Yaz aylarında işlerin azalmasıyla boş zamanını değerlendirmek isteyen Pektaş'ın başlattığı bu hobi, zamanla ailesinin günlük sebze ihtiyacını karşılayan bir tutkuya dönüştü.

"Yazın Kafayı Yerdik"
Salim Pektaş, bu benzersiz bahçenin hikayesini şu sözlerle anlatıyor: "Burası iş yerimiz. Yazın işlerimiz yoğun olmadığı için kendimize bir meşgale bulduk. Ürettikçe de tadını aldık. Kışlık domates, biber, fasulye, patlıcan gibi ürünlerimizin yüzde 90'ını burada yetiştiriyoruz. Beş senedir bu işi yapıyorum, ama son üç yıldır çatıda, terasta yapıyoruz. Burası olmasaydı, yazın herhalde kafayı yerdik. Çünkü yazın 3-4 ay neredeyse hiç işimiz olmuyor."

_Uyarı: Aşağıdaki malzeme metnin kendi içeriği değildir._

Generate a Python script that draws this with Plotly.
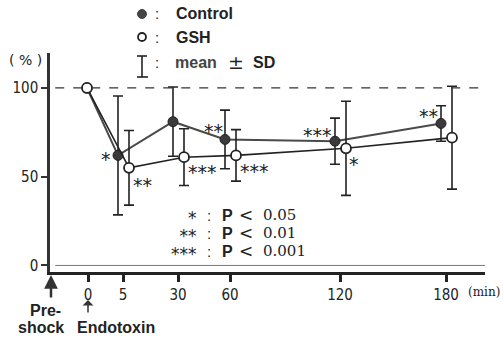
import plotly.graph_objects as go

# ---------------- data ----------------
time_labels = ["0", "5", "30", "60", "120", "180"]
control_mean = [100, 62, 81, 71, 70, 80]
control_sd = [0, 33.5, 19.5, 16.5, 13, 10]
gsh_mean = [100, 55, 61, 62, 66, 72]
gsh_sd = [0, 21, 16, 14.5, 26.5, 29]
y_ticks = [0, 50, 100]
sig_stars = ["*", "**", "***"]
sig_pvals = ["0.05", "0.01", "0.001"]
# significance marks: (series, index, text)
point_marks = [("c", 1, "*"), ("g", 1, "**"), ("g", 2, "***"), ("c", 3, "**"),
               ("g", 3, "***"), ("c", 4, "***"), ("g", 4, "*"), ("c", 5, "**")]

# ---------------- layout helpers ----------------
W, H = 503, 337
L, R, T, B = 50, 485, 53, 272
tick_pos = [0, 35, 90, 142, 252, 358]   # axis positions of time ticks
x_range = [-38, 397]
y_range = [-3.7, 119.7]
off_c, off_g = -5, 6

def px(x):
    return (x - L) / (R - L)

def py(y):
    return (B - y) / (B - T)

ctrl_x = [p + (off_c if i else -1) for i, p in enumerate(tick_pos)]
gsh_x = [p + (off_g if i else -1) for i, p in enumerate(tick_pos)]

fig = go.Figure()
fig.add_trace(go.Scatter(
    x=ctrl_x, y=control_mean, mode="lines+markers",
    line=dict(color="#4a4a4a", width=2),
    marker=dict(size=10, color="#3a3a3a", line=dict(color="#222", width=1)),
    error_y=dict(type="data", array=control_sd, color="#222", thickness=1.6, width=5),
    showlegend=False))
fig.add_trace(go.Scatter(
    x=gsh_x, y=gsh_mean, mode="lines+markers",
    line=dict(color="#222", width=1.6),
    marker=dict(size=10, color="white", line=dict(color="#222", width=1.8)),
    error_y=dict(type="data", array=gsh_sd, color="#222", thickness=1.6, width=5),
    showlegend=False))

shapes = [
    dict(type="line", xref="paper", yref="y", x0=0.012, x1=0.99, y0=100, y1=100,
         line=dict(color="#333", width=1.2, dash="dash")),
    dict(type="line", xref="paper", yref="y", x0=0.012, x1=1.0, y0=0, y1=0,
         line=dict(color="#777", width=1)),
    # legend markers
    dict(type="circle", xref="paper", yref="paper", xsizemode="pixel", ysizemode="pixel",
         xanchor=px(142), yanchor=py(14), x0=-4.5, x1=4.5, y0=-4.5, y1=4.5,
         fillcolor="#444", line=dict(color="#444", width=1)),
    dict(type="circle", xref="paper", yref="paper", xsizemode="pixel", ysizemode="pixel",
         xanchor=px(142), yanchor=py(37), x0=-4, x1=4, y0=-4, y1=4,
         fillcolor="white", line=dict(color="#222", width=1.8)),
    dict(type="line", xref="paper", yref="paper", x0=px(142), x1=px(142), y0=py(56), y1=py(77),
         line=dict(color="#222", width=1.6)),
    dict(type="line", xref="paper", yref="paper", x0=px(137), x1=px(147), y0=py(56), y1=py(56),
         line=dict(color="#222", width=1.6)),
    dict(type="line", xref="paper", yref="paper", x0=px(137), x1=px(148), y0=py(77), y1=py(77),
         line=dict(color="#222", width=1.6)),
]

BOLD = "Liberation Sans"
NUM = "DejaVu Sans Condensed, DejaVu Sans"
SER = "DejaVu Serif"
STAR = "DejaVu Sans"
STAR_SIZE = 19

ann = []

def text(t, x, y, size=16, family=BOLD, xa="center", ya="middle", color="#222", align="center"):
    ann.append(dict(text=t, x=px(x), y=py(y), xref="paper", yref="paper",
                    xanchor=xa, yanchor=ya, showarrow=False, align=align,
                    font=dict(family=family, size=size, color=color)))

def span(t, size):
    return "<span style='font-size:%dpx'>%s</span>" % (size, t)

text("( % )", 25, 60, size=14, family="DejaVu Sans")
# legend
for yy in (14, 37, 62):
    text(":", 157, yy, size=15, family=BOLD)
text("<b>Control</b>", 174, 14, xa="left")
text("<b>GSH</b>", 174, 37, xa="left")
text("<b>mean</b>", 173, 62, xa="left", color="#444")
text("±", 236, 62, size=19, family=SER)
text("<b>SD</b>", 251, 62, xa="left")

# significance legend (one multi-line text per column; base size 14 -> 18px rows)
n = len(sig_stars)
text("<br>".join(span(s, 17) for s in sig_stars), 199, 236, size=14,
     family=STAR, xa="right", align="right")
text("<br>".join(span(":", 15) for _ in range(n)), 209, 233, size=14, family=BOLD)
text("<br>".join(span("<b>P</b>", 16) for _ in range(n)), 220, 233, size=14,
     xa="left", align="left")
text("<br>".join(span("<", 17) for _ in range(n)), 237, 233, size=14,
     family="DejaVu Sans", xa="left", align="left")
text("<br>".join(span(p, 15) for p in sig_pvals), 261, 233, size=14,
     family=SER, xa="left", align="left")

# stars near points
shift = {("c", 1): (-12, 0), ("g", 1): (13, 13), ("g", 2): (18, 11), ("c", 3): (-12, -12),
         ("g", 3): (18, 12), ("c", 4): (-18, -10), ("g", 4): (8, 12), ("c", 5): (-13, -11)}
for s, i, t in point_marks:
    xs = ctrl_x if s == "c" else gsh_x
    ys = control_mean if s == "c" else gsh_mean
    dx, dy = shift[(s, i)]
    ann.append(dict(text=t, x=xs[i], y=ys[i], xref="x", yref="y", showarrow=False,
                    xshift=dx, yshift=-dy - 4,
                    font=dict(family=STAR, size=STAR_SIZE, color="#222")))

# bottom labels
text("<b>Pre-</b>", 45, 310)
text("<b>shock</b>", 41, 327)
text("<b>Endotoxin</b>", 116, 327)
text("(min)", 484, 292, size=12, family=SER)
ann.append(dict(text="", x=px(51), y=py(275), xref="paper", yref="paper",
                ax=0, ay=24, axref="pixel", ayref="pixel", showarrow=True,
                arrowhead=2, arrowsize=1.1, arrowwidth=2.5, arrowcolor="#333"))
ann.append(dict(text="", x=px(88), y=py(300), xref="paper", yref="paper",
                ax=0, ay=14, axref="pixel", ayref="pixel", showarrow=True,
                arrowhead=1, arrowsize=1.2, arrowwidth=1.5, arrowcolor="#333"))

fig.update_layout(
    width=W, height=H,
    margin=dict(l=L, r=W - R, t=T, b=H - B, pad=0),
    paper_bgcolor="white", plot_bgcolor="white",
    shapes=shapes, annotations=ann,
    xaxis=dict(range=x_range, tickvals=tick_pos, ticktext=time_labels,
               showgrid=False, zeroline=False, showline=True, linewidth=3,
               linecolor="#222", ticks="outside", ticklen=7, tickwidth=2.5,
               tickcolor="#222", tickfont=dict(family=NUM, size=15, color="#222")),
    yaxis=dict(range=y_range, tickvals=y_ticks, showgrid=False, zeroline=False,
               showline=True, linewidth=2.5, linecolor="#333", ticks="outside",
               ticklen=6, tickwidth=2, tickcolor="#333",
               tickfont=dict(family=NUM, size=15, color="#222")),
)

fig.write_html("out.html")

Toprağın Peşinde Bir Emek Hikayesi
Bu mini bahçeyi kurmak kolay olmamış. Pektaş, buradaki toprağın hikayesini de anlattı: "Toprağın bir kısmını arka bahçeden, bir kısmını yan komşuların bahçesinden aldım. Bir kısmını da ilerideki ormanlık alandan kova ve bidonlarla getirdik. Çuvallara, bidonlara doldurup taşıdık. Yaklaşık 200 bidon toprak getirdik."

Sebzeleri Onun İçin Birer Evlat
Salim Amca için buradaki her fide sadece bir sebze değil, adeta bir evlat. Onlarla ilgilenmek, hatta onlarla konuşmak onun için vazgeçilmez bir rutin. "Kimisi balık tutar, stres atar; biz de bunu yapıyoruz, stresimizi atıyoruz. Elektrik, stres, sinir, hiçbir şey kalmıyor" diyen Pektaş, sözlerini şöyle sürdürdü: "Bunlar benim çocuğum gibi. Bazen onlarla konuşuyorum, kızımmış, oğlummuş gibi. 'Ne güzel oldunuz, ne güzel açtınız' diyorum."

Günün 8 Saati Huzurun Peşinde
Salim Pektaş, gününün 8 saatini bu küçük bahçede geçiriyor. Sabah 09.00 gibi geldiği iş yerinde, emme basma tulumba ile çektiği suyu bidonlara doldurarak terasa çıkarıyor ve fidelerini suluyor. Akşam 17.00'ye kadar geçen süre, onun için toprakla baş başa, huzur dolu bir terapi saatine dönüşüyor.
Mahallede dikkat çeken ve herkesin hayranlıkla baktığı bu 18 metrekarelik teras, sınırlı alanlarda neler başarılabileceğinin, üretmenin ve toprakla buluşmanın insana nasıl huzur ve tatmin getirdiğinin çarpıcı bir kanıtı.